Now, I'd better get to bed, so I can take care of those I love without being crabby. :)

6 comments:

Sherry @ Lamp Unto My Feet said...

So true! I think of the the acronym of JOY
Jesus
Others
You
to have the abiding joy! :)

I'm joining in on the Making My Home A Haven challenge, too. :) God's peace in our home is the best peace! :)
Great to meet you!

Theresa said...

Visiting from Courtney's Challenge. I agree, we are to serve others not ourselves!

Sharon Cohen said...

Your discovery and definition of selflessness is the key to success in the home - marriage and/or motherhood. For me - empty nested grandmother as I am - I am fortunate to have one and only one to sacrifice for. And even then, I was staggering.

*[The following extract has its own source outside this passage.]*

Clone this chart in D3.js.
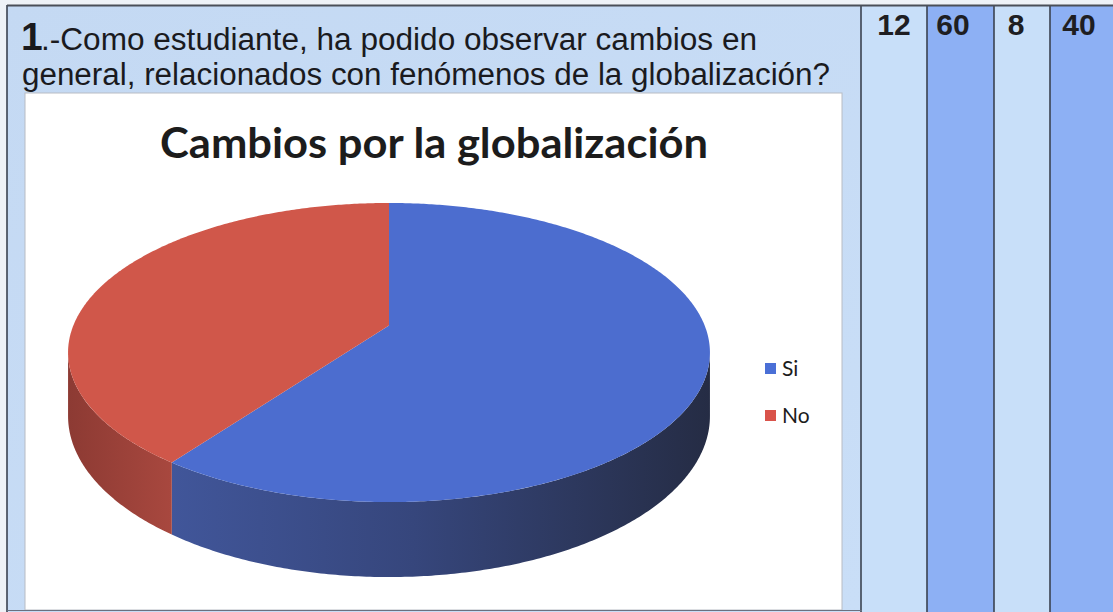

I am so glad to wake up and take part in this challenge from Women Living Well. I get to meet and be inspired by women like you. I'm the link with the Dean Martin Picture if you'd like to stop by. Wish you could smell my candle.

Brittany said...

Very true! It always bothers me when I hear women talking about taking care of themselves and not worrying too much about their families. You go, girl!

Jessica said...

Great post! I struggle with having the distracted, discontent home, and i'm so glad Courtney is doing this challenge.

gina said...

This is a great post! I notice the selfish trend so much -Often justified or made to seem normal - But, I agree with you - it is a choice. One we will be blessed in making. The alternative is so ugly - Selfish parents raising a selfish next generation.